Yael Kusher offers her perspective on the CRICO-funded HMS Fellowship in Patient Safety and Quality.

While on-the-job training of physician quality leaders has always been the norm, the changing health care landscape, with a focus on patient safety, demands new and better education. Under the guidance of the quality and safety leadership at the Harvard medical institutions and CRICO, the formative, cutting edge HMS Fellowship in PS and Quality was initiated in 2011. This unique fellowship, the first of its kind in the country, provides one-of-a-kind exposure to all aspects of health care quality and patient safety, including refinement of leadership skills for success as an effective leader and change agent.

The curriculum provides extensive didactic teaching from otherwise inaccessible field leaders and academic giants. A Masters degree from the Harvard School of Public Health adds scope and depth to the experience, with exposure to formal research methodology and health care policy and management. In addition, the one-on-one site mentorship model allows fellows to participate in hospital administration, community policy making, and personal projects with continuous and valuable input from senior leadership.
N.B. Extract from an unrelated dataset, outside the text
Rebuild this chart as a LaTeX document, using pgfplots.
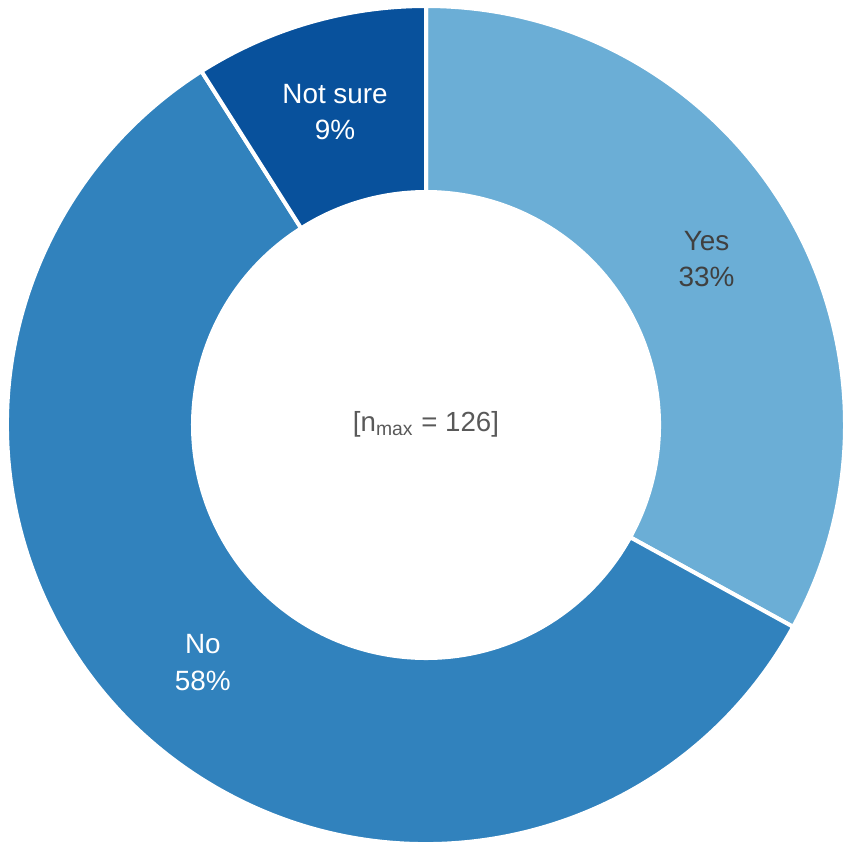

I joined the Department of Pathology at the Beth Israel Deaconess Medical Center as a junior faculty member in the role of Quality Improvement Director. I quickly appreciated that health care quality is essential and complex, and necessitates a skill-set that often takes years of experience to acquire. The intensive mentorship and educational opportunities conferred by this fellowship are game changers and will empower me to actively participate in the new and rapidly changing health care paradigm.